- Don't miss the amazing cascades of Skalkaho Falls.
- The Sapphire Mountains flank the east side of the Bitterroot Valley.
- The Skalkaho Scenic Byway leads you through amazing terrain and opens up to breathtaking scenic vistas.
- Hop on your sled and hit one of the many available snowmobile trails.
The Sapphire Mountains in southwestern Montana, though not the tallest range in the area still boast a number of peaks above 8,000 ft including its highest point Kent Peak, 8,999 ft.
With a long logging history, the Sapphires Mountain Range is interspersed with an extensive road system. While logging is no longer practiced in the area, the roads provide easy access to hiking and biking trails, along with many vistas for amazing views of the Bitterroot Mountains.
Skalkaho Falls, one of the most popular attractions in the Sapphire Mountains and lies directly along Skalkaho Pass Road. You don't even have to hike in for a good view of these amazing cascades.
Found in southwestern Montana, the Sapphire Mountains are accessible via Hwy 38 east, also known as Skalkaho Road. This will lead you to Skalkaho Pass and into the Sapphire Mountains.
The Sapphires are part of Lolo National Forest in the north, Beaverhead-Deerlodge National Forest in the south and also includes part of the Welcome Creek Wilderness Area, the Anaconda-Pintler Wilderness Area, the Threemile Wildlife Mangement Area, and the Skalkaho Game Preserve.
Lolo National Forest
Beaverhead-Deerlodge National Forest
The abundance of roads makes the Sapphires a popular destination for snowmobiles and 4-wheelers. Yet, there is still plenty of hiking and biking trails to keep you busy.
The Sapphire Mountain Range is a great destination, not only for the scenic hikes, but for the many vistas that open up to reveal breathtaking views of the Bitterroot Mountains and the Rock Creek Drainage. Below are two hikes to get you started.
- Wyman Trail #226: This 7 mile trail will guide you above the Skalkaho Game Preserve before opening up to amazing views of the Bitterroots and Rock Creek. Let these amazing views be the scenic backdrop for a picnic lunch. From Missoula, take I-90 south to Rock Creek Road. Toward the top of the drainage keep your eyes open for the Sandstone/Wyman Trailhead.
- Mud Lake: You will find the Mud Lake trailhead a mile east of Skalkaho Pass. Follow the trail along the provided boardwalk for views of this lake as it slowly turns into a peat bog.

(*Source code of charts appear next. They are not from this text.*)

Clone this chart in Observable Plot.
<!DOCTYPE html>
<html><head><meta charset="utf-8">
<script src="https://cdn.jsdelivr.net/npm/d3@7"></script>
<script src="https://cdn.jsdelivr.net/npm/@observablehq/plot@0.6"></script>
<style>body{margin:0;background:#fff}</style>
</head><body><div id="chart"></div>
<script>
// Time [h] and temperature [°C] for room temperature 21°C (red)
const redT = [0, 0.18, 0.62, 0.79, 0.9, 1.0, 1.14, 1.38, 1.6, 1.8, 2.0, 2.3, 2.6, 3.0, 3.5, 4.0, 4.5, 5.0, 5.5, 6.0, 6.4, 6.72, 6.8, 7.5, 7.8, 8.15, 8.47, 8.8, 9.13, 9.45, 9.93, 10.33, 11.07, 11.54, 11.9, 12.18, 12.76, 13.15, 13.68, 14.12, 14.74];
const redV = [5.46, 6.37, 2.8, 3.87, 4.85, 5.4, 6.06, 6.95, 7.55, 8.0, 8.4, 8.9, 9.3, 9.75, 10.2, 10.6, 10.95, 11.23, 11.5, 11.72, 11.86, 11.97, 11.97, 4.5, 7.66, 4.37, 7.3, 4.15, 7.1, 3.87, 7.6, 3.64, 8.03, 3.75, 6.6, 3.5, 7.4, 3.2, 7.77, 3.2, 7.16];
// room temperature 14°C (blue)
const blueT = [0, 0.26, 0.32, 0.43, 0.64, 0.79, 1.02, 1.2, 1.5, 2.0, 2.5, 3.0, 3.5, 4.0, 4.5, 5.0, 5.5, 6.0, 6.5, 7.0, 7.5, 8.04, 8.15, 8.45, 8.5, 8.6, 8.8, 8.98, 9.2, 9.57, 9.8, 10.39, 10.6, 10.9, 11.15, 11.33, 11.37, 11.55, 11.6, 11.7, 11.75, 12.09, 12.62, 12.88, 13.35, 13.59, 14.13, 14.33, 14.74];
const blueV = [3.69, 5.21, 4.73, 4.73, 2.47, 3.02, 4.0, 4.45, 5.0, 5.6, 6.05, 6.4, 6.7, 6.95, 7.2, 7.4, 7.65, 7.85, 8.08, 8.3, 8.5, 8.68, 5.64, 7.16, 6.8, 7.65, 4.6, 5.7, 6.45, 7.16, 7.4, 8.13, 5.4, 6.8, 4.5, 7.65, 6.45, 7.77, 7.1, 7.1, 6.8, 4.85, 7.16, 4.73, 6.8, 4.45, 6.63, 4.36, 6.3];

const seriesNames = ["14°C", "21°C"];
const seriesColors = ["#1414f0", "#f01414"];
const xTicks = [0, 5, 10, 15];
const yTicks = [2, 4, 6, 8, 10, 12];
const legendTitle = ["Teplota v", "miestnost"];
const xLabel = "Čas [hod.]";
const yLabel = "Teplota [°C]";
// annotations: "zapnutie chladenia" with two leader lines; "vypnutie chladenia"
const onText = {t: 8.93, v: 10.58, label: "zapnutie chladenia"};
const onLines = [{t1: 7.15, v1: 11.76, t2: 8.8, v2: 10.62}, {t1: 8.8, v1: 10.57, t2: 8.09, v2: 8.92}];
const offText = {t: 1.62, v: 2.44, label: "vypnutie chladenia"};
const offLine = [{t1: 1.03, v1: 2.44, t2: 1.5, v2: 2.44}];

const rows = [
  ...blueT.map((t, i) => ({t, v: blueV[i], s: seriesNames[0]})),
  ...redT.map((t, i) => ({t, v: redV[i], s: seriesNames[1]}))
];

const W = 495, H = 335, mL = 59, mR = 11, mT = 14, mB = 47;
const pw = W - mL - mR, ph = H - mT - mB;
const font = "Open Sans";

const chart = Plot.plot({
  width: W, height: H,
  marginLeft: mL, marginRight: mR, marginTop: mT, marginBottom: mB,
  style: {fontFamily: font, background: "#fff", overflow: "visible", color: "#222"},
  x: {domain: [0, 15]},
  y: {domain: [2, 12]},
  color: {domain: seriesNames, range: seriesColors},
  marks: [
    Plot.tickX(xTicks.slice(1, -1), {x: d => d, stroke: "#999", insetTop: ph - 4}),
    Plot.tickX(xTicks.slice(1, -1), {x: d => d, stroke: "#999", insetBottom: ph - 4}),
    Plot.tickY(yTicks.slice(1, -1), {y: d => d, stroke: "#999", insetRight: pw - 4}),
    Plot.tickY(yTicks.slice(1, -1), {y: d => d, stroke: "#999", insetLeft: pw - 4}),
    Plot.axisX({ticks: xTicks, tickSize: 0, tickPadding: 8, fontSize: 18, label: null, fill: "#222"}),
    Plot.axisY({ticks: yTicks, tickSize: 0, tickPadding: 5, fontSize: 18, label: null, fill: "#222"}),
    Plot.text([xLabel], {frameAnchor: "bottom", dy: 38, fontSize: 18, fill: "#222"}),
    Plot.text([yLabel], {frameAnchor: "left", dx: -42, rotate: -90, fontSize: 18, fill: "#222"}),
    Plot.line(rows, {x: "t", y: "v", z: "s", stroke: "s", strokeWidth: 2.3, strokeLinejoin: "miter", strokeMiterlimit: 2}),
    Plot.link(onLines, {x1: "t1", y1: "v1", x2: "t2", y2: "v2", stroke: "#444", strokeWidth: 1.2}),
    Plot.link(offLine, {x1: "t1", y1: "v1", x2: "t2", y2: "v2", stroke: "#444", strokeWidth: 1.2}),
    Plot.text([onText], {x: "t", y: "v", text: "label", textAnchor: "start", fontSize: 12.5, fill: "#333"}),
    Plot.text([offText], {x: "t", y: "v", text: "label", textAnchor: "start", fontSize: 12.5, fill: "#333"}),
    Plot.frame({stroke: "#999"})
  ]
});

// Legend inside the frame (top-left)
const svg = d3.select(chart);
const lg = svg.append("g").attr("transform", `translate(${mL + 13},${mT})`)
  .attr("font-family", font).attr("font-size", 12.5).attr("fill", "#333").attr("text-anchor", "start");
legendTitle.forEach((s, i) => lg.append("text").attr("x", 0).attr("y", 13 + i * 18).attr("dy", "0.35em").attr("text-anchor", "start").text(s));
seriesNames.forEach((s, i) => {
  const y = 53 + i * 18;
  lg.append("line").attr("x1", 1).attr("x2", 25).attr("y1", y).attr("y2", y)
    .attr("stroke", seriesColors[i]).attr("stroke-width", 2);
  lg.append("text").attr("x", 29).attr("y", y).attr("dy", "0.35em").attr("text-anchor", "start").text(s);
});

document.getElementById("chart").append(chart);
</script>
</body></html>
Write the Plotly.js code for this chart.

Where there is hiking you will usually find camping and the Sapphire Mountains are no exception. There are a handful of established campsites, some providing more amenities then others. Spend the night at the convenient Black Bear Campground, 13 miles east of Hwy 93, after a day of sight seeing. This campground is located next to Skalkaho Creek.
Skalkho Pass Road
This 50 mile scenic drive connects two otherwise distant valleys and provides countless scenic views. The partially gravel road, starts in the west (or east, up to you) near Hamilton, the road is steep and forested before rounding out to the gentler eastern side that runs along the upper reaches of Rock Creek. If you are a fishermen, you may want to try your luck fishing in this premier stream.
For access to the Pass, take Hwy 93 south from Missoula to Hwy 38, also Skalkaho Road, this will lead you up and over the pass before dropping you off near Philipsburg.
Past logging and an abundance of recent wildfire activity have left the Sapphires with many rolling meadows and low-land brush that provide great habitat and protection, especially during breeding, for deer, elk, and moose.
Practice your tracking and maybe your keen skills will lead you to the dens of one of the two wolf packs in the area. If the wolves elude you, don't fret as a bit of birdwatching may be easier.
Hunting is allowed in the Sapphires especially for white-tailed deer and elk. Contact the Montana Department of Fish, Wildlife and Parks for information about seasons, regulations, and for permits.
With tons of abandoned logging roads, the numerous snowmobile routes will keep you busy all winter. Bundle up and hop on your sled for a bit of exploration. Keep your eyes open for some wildlife viewing as the many meadows provide a wintering habitat for elk.
Warning: The Sapphires do include two wilderness areas, no motor vehicle zones, so know your boundaries before you drive your way into a fine.